­xkcd thread

Cursive L is indeed fun to write. That’s one of the reasons I changed my name when I married.

To Laverne?

Brian

Makes me think of Gary Larson’s signature:
Imgur

The association with the comic means it’s impossible for me to take the letter seriously.

I have to disagree with the position of the capital D. Written correctly, it’s just as swoopy-swirly as the L.

And he clearly never learned the cursive system where Q is 2.

The reason I agreed that the L is the most fun is that I learned the one where the bottom of the L goes beneath the next letter or two.

Before that I learned the one closest to your Larson example, except maybe a bigger loop and shorter bottom. That one looks fancy, but not like an L.

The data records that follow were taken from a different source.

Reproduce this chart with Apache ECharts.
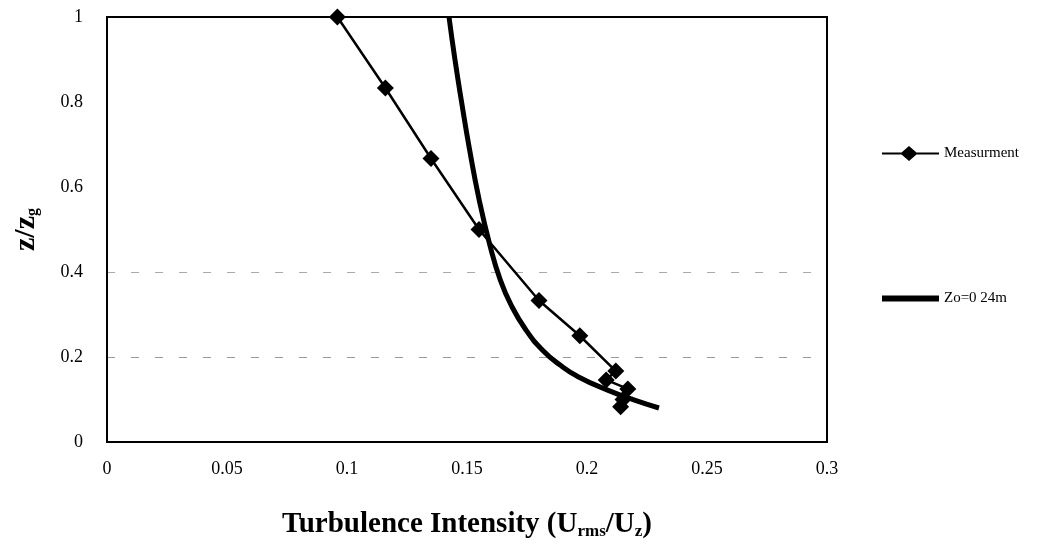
<!DOCTYPE html>
<html>
<head>
<meta charset="utf-8">
<script src="https://cdn.jsdelivr.net/npm/echarts@6/dist/echarts.min.js"></script>
<style>
  html, body { margin: 0; padding: 0; background: #fff; }
  #chart { width: 1057px; height: 550px; }
</style>
</head>
<body>
<div id="chart"></div>
<script>
// measured profile (turbulence intensity, z/zg)
var measX = [0.096, 0.116, 0.135, 0.155, 0.180, 0.197, 0.212, 0.208, 0.217, 0.215, 0.214];
var measZ = [1.0, 0.833, 0.667, 0.5, 0.333, 0.25, 0.167, 0.146, 0.125, 0.1, 0.083];

// theoretical curve Zo=0.24m
var curveX = [0.1425, 0.1450, 0.1476, 0.1511, 0.1551, 0.1595, 0.1639, 0.1684, 0.1745, 0.1815, 0.1888, 0.1965, 0.2086, 0.2195, 0.2300];
var curveZ = [1.0, 0.899, 0.805, 0.687, 0.569, 0.464, 0.381, 0.322, 0.264, 0.216, 0.181, 0.153, 0.122, 0.099, 0.08];

var xTicks = ['0', '0.05', '0.1', '0.15', '0.2', '0.25', '0.3'];
var yTicks = ['0', '0.2', '0.4', '0.6', '0.8', '1'];

var serif = '"Liberation Serif", "DejaVu Serif", serif';

function pairs(xs, ys) {
  return xs.map(function (x, i) { return [x, ys[i]]; });
}

var chart = echarts.init(document.getElementById('chart'), null, { renderer: 'canvas' });

var option = {
  animation: false,
  backgroundColor: '#fff',
  grid: {
    left: 107,
    right: 230,
    top: 17,
    bottom: 108,
    show: true,
    borderColor: '#000',
    borderWidth: 2
  },
  legend: {
    orient: 'vertical',
    left: 877,
    top: 141,
    itemGap: 130,
    itemWidth: 57,
    itemHeight: 15,
    textStyle: { fontFamily: serif, fontSize: 15, color: '#000' },
    data: [
      // line with diamond
      { name: 'Measurment', icon: 'path://M0,6.5 L19.5,6.5 L27,0 L34.5,6.5 L57,6.5 L57,8.5 L34.5,8.5 L27,15 L19.5,8.5 L0,8.5 Z' },
      // thick bar
      { name: 'Zo=0 24m', icon: 'path://M0,0 L57,0 L57,6 L0,6 Z' }
    ]
  },
  xAxis: {
    type: 'value',
    min: 0,
    max: 0.3,
    interval: 0.05,
    axisLine: { show: true, lineStyle: { color: '#000', width: 2 } },
    axisTick: { show: false },
    splitLine: { show: false },
    axisLabel: {
      margin: 18,
      fontFamily: serif,
      fontSize: 18,
      color: '#000',
      formatter: function (v, i) { return xTicks[i]; }
    },
    name: '{a|Turbulence Intensity (U}{s|rms}{a|/U}{s|z}{a|)}',
    nameLocation: 'middle',
    nameGap: 68,
    nameTextStyle: {
      rich: {
        a: { fontFamily: serif, fontSize: 29, fontWeight: 'bold', color: '#000' },
        s: { fontFamily: serif, fontSize: 17, fontWeight: 'bold', color: '#000', padding: [13, 0, 0, 0] }
      }
    }
  },
  yAxis: {
    type: 'value',
    min: 0,
    max: 1,
    interval: 0.2,
    axisLine: { show: true, lineStyle: { color: '#000', width: 2 } },
    axisTick: { show: false },
    splitLine: {
      show: true,
      lineStyle: {
        color: ['rgba(0,0,0,0)', '#999', '#aaa', 'rgba(0,0,0,0)', 'rgba(0,0,0,0)', 'rgba(0,0,0,0)'],
        type: [8, 16],
        width: 1
      }
    },
    axisLabel: {
      margin: 24,
      fontFamily: serif,
      fontSize: 18,
      color: '#000',
      formatter: function (v, i) { return yTicks[i]; }
    },
    name: '{a|z/z}{s|g}',
    nameLocation: 'middle',
    nameGap: 66,
    nameRotate: 90,
    nameTextStyle: {
      rich: {
        a: { fontFamily: serif, fontSize: 30, fontWeight: 'bold', color: '#000' },
        s: { fontFamily: serif, fontSize: 16, fontWeight: 'bold', color: '#000', padding: [13, 0, 0, 0] }
      }
    }
  },
  series: [
    {
      name: 'Measurment',
      type: 'line',
      data: pairs(measX, measZ),
      symbol: 'diamond',
      symbolSize: 17,
      showSymbol: true,
      itemStyle: { color: '#000' },
      lineStyle: { color: '#000', width: 2.5 },
      z: 3
    },
    {
      name: 'Zo=0 24m',
      type: 'line',
      data: pairs(curveX, curveZ),
      smooth: 0.5,
      showSymbol: false,
      symbol: 'none',
      itemStyle: { color: '#000' },
      lineStyle: { color: '#000', width: 5 },
      z: 2
    }
  ]
};

chart.setOption(option);
</script>
</body>
</html>
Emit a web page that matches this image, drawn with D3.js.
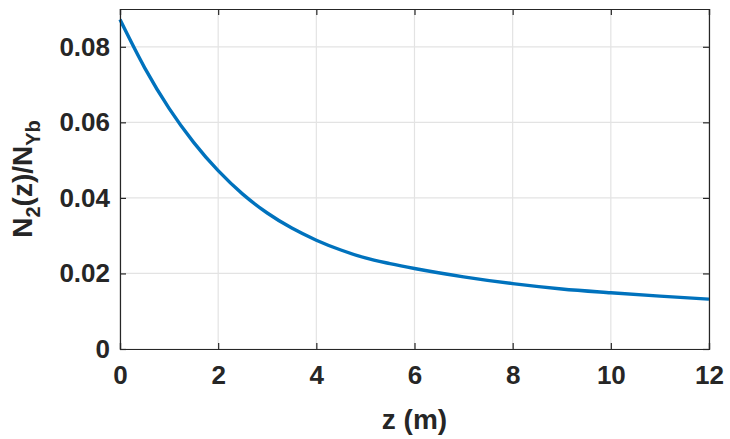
<!DOCTYPE html>
<html>
<head>
<meta charset="utf-8">
<script src="https://cdn.jsdelivr.net/npm/d3@7"></script>
<style>
  body { margin: 0; background: #fff; }
  text { font-family: "Liberation Sans", Arial, sans-serif; font-weight: bold; fill: #262626; }
</style>
</head>
<body>
<div id="chart"></div>
<script>
// data
const zValues = [0, 0.5, 1, 1.5, 2, 2.5, 3, 3.5, 4, 4.5, 5, 5.5, 6, 7, 8, 9, 10, 11, 12];
const nRatio = [0.0872, 0.0745, 0.0637, 0.0547, 0.0472, 0.0410, 0.0360, 0.0320, 0.0288, 0.0262, 0.0241, 0.0226, 0.0213, 0.0191, 0.0173, 0.0159, 0.0149, 0.0140, 0.0132];
const xTicks = [0, 2, 4, 6, 8, 10, 12];
const yTicks = [0, 0.02, 0.04, 0.06, 0.08];

const WIDTH = 730, HEIGHT = 439;
const MARGIN = { top: 9, right: 21, bottom: 90, left: 120 };
const W = WIDTH - MARGIN.left - MARGIN.right;
const H = HEIGHT - MARGIN.top - MARGIN.bottom;

const svg = d3.select('#chart')
	.append('svg')
		.attr('width', WIDTH)
		.attr('height', HEIGHT);

const g = svg.append('g')
	.attr('transform', `translate(${MARGIN.left}, ${MARGIN.top})`);

const x = d3.scaleLinear().domain([0, 12]).range([0, W]);
const y = d3.scaleLinear().domain([0, 0.09]).range([H, 0]);

// grid
g.append('g')
	.selectAll('line')
	.data(xTicks)
	.enter().append('line')
		.attr('x1', d => x(d)).attr('x2', d => x(d))
		.attr('y1', 0).attr('y2', H)
		.attr('stroke', '#e3e3e3').attr('stroke-width', 1.2);
g.append('g')
	.selectAll('line')
	.data(yTicks)
	.enter().append('line')
		.attr('x1', 0).attr('x2', W)
		.attr('y1', d => y(d)).attr('y2', d => y(d))
		.attr('stroke', '#e3e3e3').attr('stroke-width', 1.2);

// curve
const line = d3.line()
	.x(d => x(d[0]))
	.y(d => y(d[1]))
	.curve(d3.curveMonotoneX);

g.append('path')
	.datum(zValues.map((z, i) => [z, nRatio[i]]))
	.attr('d', line)
	.attr('fill', 'none')
	.attr('stroke', '#0072BD')
	.attr('stroke-width', 3.4);

// axes (MATLAB style: ticks pointing inward, box on)
const xAxis = d3.axisBottom(x).tickValues(xTicks).tickSize(-6).tickPadding(17).tickFormat(d3.format('d'));
const yAxis = d3.axisLeft(y).tickValues(yTicks).tickSize(-6).tickPadding(10).tickFormat(d => d === 0 ? '0' : d3.format('.2f')(d));
const xTop = d3.axisTop(x).tickValues(xTicks).tickSize(-6).tickFormat('');
const yRight = d3.axisRight(y).tickValues(yTicks).tickSize(-6).tickFormat('');

const gx = g.append('g').attr('transform', `translate(0, ${H})`).call(xAxis);
const gy = g.append('g').call(yAxis);
const gxt = g.append('g').call(xTop);
const gyr = g.append('g').attr('transform', `translate(${W}, 0)`).call(yRight);

[gx, gy, gxt, gyr].forEach(a => {
	a.selectAll('path, line').attr('stroke', '#262626').attr('stroke-width', 1.2);
	a.selectAll('text').style('font-size', '26px').attr('fill', '#262626');
});

// axis labels
g.append('text')
	.attr('x', W / 2)
	.attr('y', H + 80)
	.attr('text-anchor', 'middle')
	.style('font-size', '28px')
	.text('z (m)');

const yl = g.append('text')
	.attr('transform', `translate(${-88}, ${H / 2}) rotate(-90)`)
	.attr('text-anchor', 'middle')
	.style('font-size', '28px');
yl.append('tspan').text('N');
yl.append('tspan').attr('dy', 8).style('font-size', '20px').text('2');
yl.append('tspan').attr('dy', -8).text('(z)/N');
yl.append('tspan').attr('dy', 8).style('font-size', '20px').text('Yb');
</script>
</body>
</html>
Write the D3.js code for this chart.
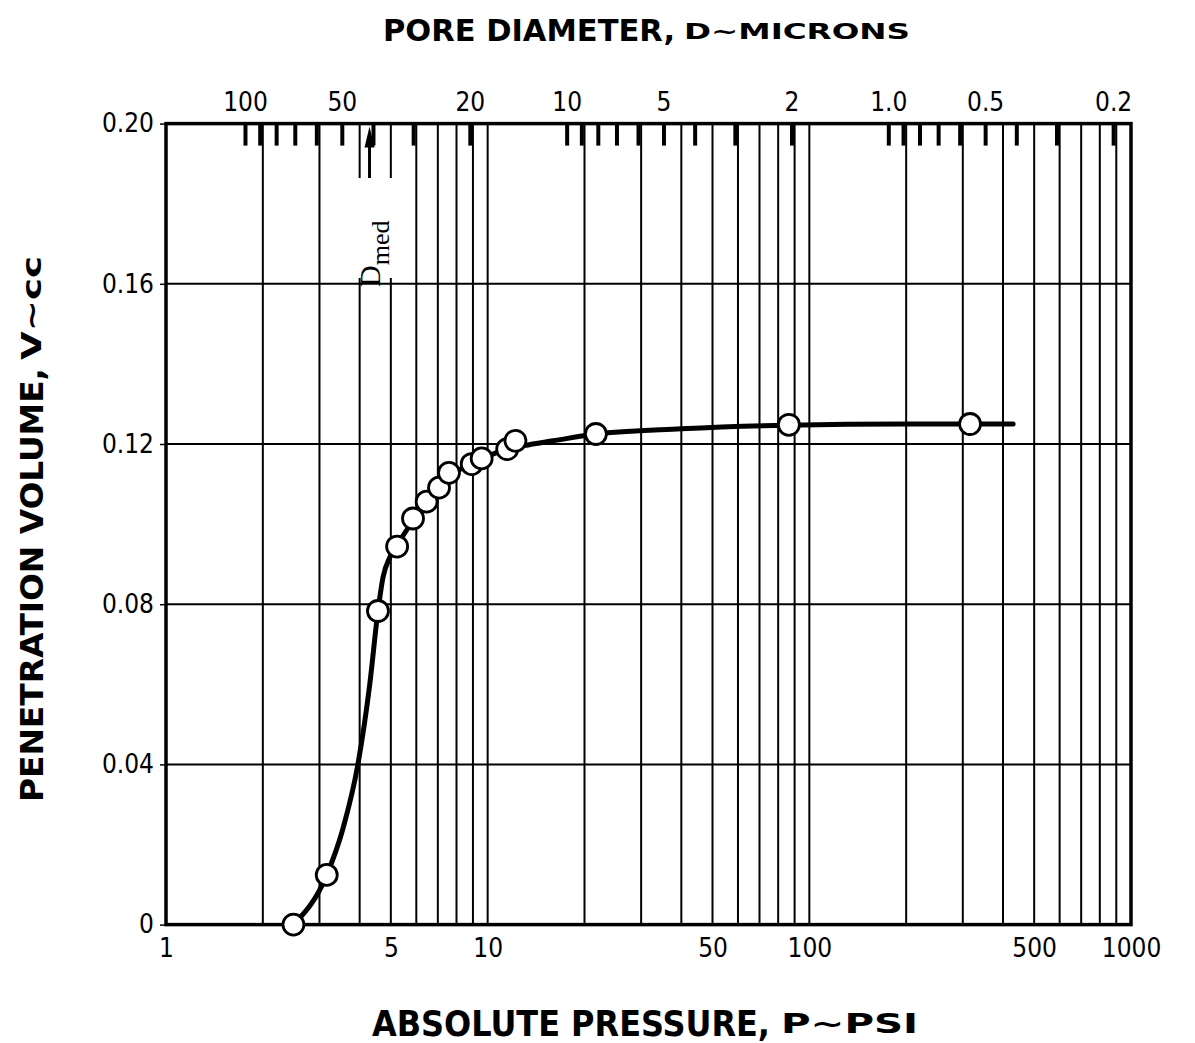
<!DOCTYPE html>
<html>
<head>
<meta charset="utf-8">
<script src="https://cdn.jsdelivr.net/npm/d3@7"></script>
<style>
  body { margin: 0; background: #fff; }
  svg text { font-family: "DejaVu Sans Condensed", "DejaVu Sans", sans-serif; fill: #000; }
</style>
</head>
<body>
<div id="chart"></div>
<script>
// measured points (absolute pressure in psi, penetration volume in cc)
const pressure = [2.49, 3.16, 4.56, 5.23, 5.86, 6.46, 7.06, 7.58, 8.92, 9.58, 11.5, 12.2, 21.7, 86.4, 316];
const volume   = [0, 0.0124, 0.0783, 0.0944, 0.1014, 0.1056, 0.1091, 0.1128, 0.1150, 0.1164, 0.1187, 0.1208, 0.1225, 0.1248, 0.1250];

// faired curve as drawn on the sheet
const curveP = [2.49, 3.16, 3.55, 3.95, 4.3, 4.56, 4.73, 4.97, 5.3, 5.86, 6.46, 7.06, 7.7, 8.6, 9.6, 11, 13, 16, 21.7, 40, 86, 200, 430];
const curveV = [0, 0.0124, 0.024, 0.04, 0.06, 0.0783, 0.0868, 0.0918, 0.0955, 0.1008, 0.105, 0.1088, 0.1122, 0.1145, 0.1163, 0.1182, 0.1196, 0.1208, 0.1225, 0.1238, 0.1247, 0.125, 0.125];

// axes
const xTicks = [1, 5, 10, 50, 100, 500, 1000];
const xGrid = [2, 3, 4, 5, 6, 7, 8, 9, 10, 20, 30, 40, 50, 60, 70, 80, 90, 100, 200, 300, 400, 500, 600, 700, 800, 900];
const yTicks = [0, 0.04, 0.08, 0.12, 0.16, 0.20];
const yTickLabels = ["0", "0.04", "0.08", "0.12", "0.16", "0.20"];
const yGrid = [0.04, 0.08, 0.12, 0.16];

// pore diameter scale (microns) on top
const poreConst = 176; // D = poreConst / P
const poreTicks = [100, 90, 80, 70, 60, 50, 40, 30, 20, 10, 9, 8, 7, 6, 5, 4, 3, 2, 1, 0.9, 0.8, 0.7, 0.6, 0.5, 0.4, 0.3, 0.2];
const poreLabels = [100, 50, 20, 10, 5, 2, 1, 0.5, 0.2];
const poreLabelText = ["100", "50", "20", "10", "5", "2", "1.0", "0.5", "0.2"];
const dMed = 41;

const width = 1195, height = 1043;
const plotL = 166, plotR = 1131, plotT = 123.6, plotB = 924.6;

const svg = d3.select("#chart").append("svg")
  .attr("width", width)
  .attr("height", height);

svg.append("rect").attr("width", width).attr("height", height).attr("fill", "#fff");

const x = d3.scaleLog().domain([1, 1000]).range([plotL, plotR]);
const y = d3.scaleLinear().domain([0, 0.2]).range([plotB, plotT]);
const xD = d3.scaleLog().domain([poreConst, poreConst / 1000]).range([plotL, plotR]);

// grid
svg.append("g").selectAll("line")
  .data(xGrid).enter().append("line")
  .attr("x1", d => x(d)).attr("x2", d => x(d))
  .attr("y1", plotT).attr("y2", plotB)
  .attr("stroke", "#000").attr("stroke-width", 2);

svg.append("g").selectAll("line")
  .data(yGrid).enter().append("line")
  .attr("x1", plotL).attr("x2", plotR)
  .attr("y1", d => y(d)).attr("y2", d => y(d))
  .attr("stroke", "#000").attr("stroke-width", 2);

// gap in grid for the Dmed label
const ax = xD(dMed);
svg.append("rect")
  .attr("x", ax - 20).attr("y", 178)
  .attr("width", 45).attr("height", 100)
  .attr("fill", "#fff");

// top axis: pore diameter
const topAxis = svg.append("g")
  .attr("transform", `translate(0,${plotT})`)
  .call(d3.axisTop(xD)
    .tickValues(poreTicks)
    .tickSize(-22)
    .tickPadding(13)
    .tickFormat(d => {
      const i = poreLabels.indexOf(d);
      return i >= 0 ? poreLabelText[i] : "";
    }));
topAxis.select(".domain").remove();
topAxis.selectAll(".tick line").attr("stroke", "#000").attr("stroke-width", 4);
topAxis.selectAll(".tick text").attr("font-size", 26).attr("fill", "#000");

// bottom axis
const botAxis = svg.append("g")
  .attr("transform", `translate(0,${plotB})`)
  .call(d3.axisBottom(x).tickValues(xTicks).tickSize(0).tickPadding(14).tickFormat(d3.format("d")));
botAxis.select(".domain").remove();
botAxis.selectAll(".tick text").attr("font-size", 26).attr("fill", "#000");

// left axis
const leftAxis = svg.append("g")
  .attr("transform", `translate(${plotL},0)`)
  .call(d3.axisLeft(y).tickValues(yTicks).tickSize(6).tickPadding(6)
    .tickFormat((d, i) => yTickLabels[i]));
leftAxis.select(".domain").remove();
leftAxis.selectAll(".tick line").attr("stroke", "#000").attr("stroke-width", 1.5);
leftAxis.selectAll(".tick text").attr("font-size", 26).attr("fill", "#000");

// frame
svg.append("rect")
  .attr("x", plotL).attr("y", plotT)
  .attr("width", plotR - plotL).attr("height", plotB - plotT)
  .attr("fill", "none").attr("stroke", "#000").attr("stroke-width", 3.5);

// Dmed arrow and label
svg.append("line")
  .attr("x1", ax).attr("x2", ax)
  .attr("y1", 178).attr("y2", 140)
  .attr("stroke", "#000").attr("stroke-width", 3);
svg.append("path")
  .attr("d", `M${ax},${plotT + 3} L${ax - 5},${plotT + 24} L${ax + 5},${plotT + 24} Z`)
  .attr("fill", "#000");

const dLab = svg.append("text")
  .attr("transform", `translate(${ax + 10},287) rotate(-90)`)
  .style("font-family", "'Liberation Serif', 'DejaVu Serif', serif")
  .attr("font-size", 30);
dLab.append("tspan").text("D");
dLab.append("tspan").attr("font-size", 26).attr("dy", 9).text("med");

// curve
const pts = curveP.map((p, i) => [x(p), y(curveV[i])]);
svg.append("path")
  .datum(pts)
  .attr("fill", "none")
  .attr("stroke", "#000")
  .attr("stroke-width", 5)
  .attr("stroke-linecap", "round")
  .attr("d", d3.line().curve(d3.curveMonotoneX));

// points
svg.append("g").selectAll("circle")
  .data(pressure.map((p, i) => ({ p, v: volume[i] })))
  .enter().append("circle")
  .attr("cx", d => x(d.p)).attr("cy", d => y(d.v))
  .attr("r", 10.5)
  .attr("fill", "#fff").attr("stroke", "#000").attr("stroke-width", 2.8);

// titles
svg.append("text")
  .attr("x", 383).attr("y", 41)
  .attr("font-size", 30).attr("font-weight", "bold")
  .attr("textLength", 292).attr("lengthAdjust", "spacingAndGlyphs")
  .text("PORE DIAMETER,");
svg.append("text")
  .attr("x", 684).attr("y", 39)
  .attr("font-size", 22).attr("font-weight", "bold")
  .attr("textLength", 226).attr("lengthAdjust", "spacingAndGlyphs")
  .text("D~MICRONS");

svg.append("text")
  .attr("x", 372).attr("y", 1036)
  .attr("font-size", 36).attr("font-weight", "bold")
  .attr("textLength", 398).attr("lengthAdjust", "spacingAndGlyphs")
  .text("ABSOLUTE PRESSURE,");
svg.append("text")
  .attr("x", 781).attr("y", 1033)
  .attr("font-size", 26).attr("font-weight", "bold")
  .attr("textLength", 137).attr("lengthAdjust", "spacingAndGlyphs")
  .text("P~PSI");

svg.append("text")
  .attr("transform", "translate(43,802) rotate(-90)")
  .attr("font-size", 32).attr("font-weight", "bold")
  .attr("textLength", 434).attr("lengthAdjust", "spacingAndGlyphs")
  .text("PENETRATION  VOLUME,");
svg.append("text")
  .attr("transform", "translate(41,360) rotate(-90)")
  .attr("font-size", 26).attr("font-weight", "bold")
  .attr("textLength", 104).attr("lengthAdjust", "spacingAndGlyphs")
  .text("V~cc");
</script>
</body>
</html>
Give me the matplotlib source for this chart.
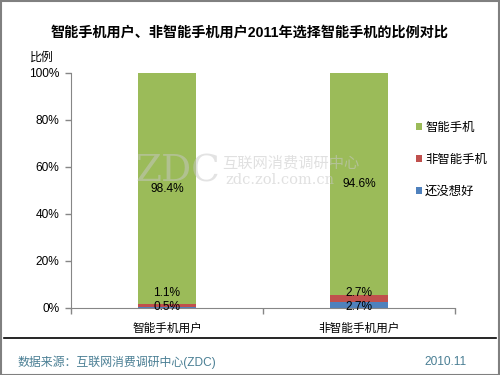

For a while, I experimented with a T (and F) that looked a lot like that version of an L. But I like the ones that look more like a T.

This is mostly what I use, other than a slightly different W (more curved) and X (strokes kiss, not cross).

From Tom Lehrer’s “The Professor’s Song”:

My diagrams are models of true art, you must agree,
And my handwriting is famous for its legibility.
Take a word like “minimum” (to choose a random word),
For anyone to say he cannot read that, is absurd!

— sung at a blackboard while writing / \ / \ / \ / \ / \ / \ / \ / \ / \ / \ / \ / \ / \ / \ / \ /.

If phosphorus is going to be included in “you are here”, they really should include sulfur too.

Looks like a Simpsons reference in the alt-text:

Leaves of three, let it be. Leaves of four, eat some more!

“Leaves of three, let it be” goes back way before The Simpsons.

And sulfur is in one amino acid out of twenty, and I wouldn’t be surprised if there’s some life that just lacks that amino acid entirely, but phosphorus is used in molecules like DNA and ATP that life as we know it can’t exist without. I’d definitely say that P is the more essential of the two. Though the “You Are Here” does cut out a corner of S, too.

I’m surprised that silicon doesn’t have more to it than just “weird metals”.

Indeed - but “leaves of four”?

As a former chemistry teacher, I love this one!!

Can you explain the “very specific health problems” section?

That’s iodine and radon. Radon is a radioactive gas and can build up in basements–clearly unsafe to breathe. Iodine could refer to a deficiency (uncommon these days because it’s added to salt) or the fact that radioactive iodine is a serious danger if you’ve survived a nuclear bomb. One solution is to take large amounts of non-radioactive iodine to flush out the bad stuff.

IIRC, radon decays into lead. You definitely do not want particles of lead in your lungs.

I think the radiation is the worse effect here. Probably the “very specific” aspect of this is that radon causes lung cancer, while (radioactive) iodine causes thyroid cancer.

There’s actually multiple references to this in the fantastic HBO series Chernobyl. Going off memory “if you load your thyroid with stable iodine it won’t intake the radioactive iodine. Take one of these a day.”

Radon eventually decays into lead 206 but on the way it decays into other radioactive isotopes. While the amount of radon one might be exposed to is miniscule, the problem is that radon is easy to breathe in, but then if any of it decays while in your lungs, the radioactive daughter isotopes are not as easy to breathe out again. You thus accumulate alpha-particle emitters in the interior of your lungs- not good.

Yeah - the decay chain of Radon is nasty (wiki pic).

Plus of course the usual concern with radon is in basements where due to continuous emission and weak ventilation it can collect into a material concentration, while outside the same house the concentration is low enough not to matter.

I lived an a major radon zone for 20 years. A hefty fraction of nearby houses had basement radon mitigation systems. Mine did not, but I was built on a hill of sieved fill, not dug into the granite-filled virgin soil. Our radon tests were clear every year.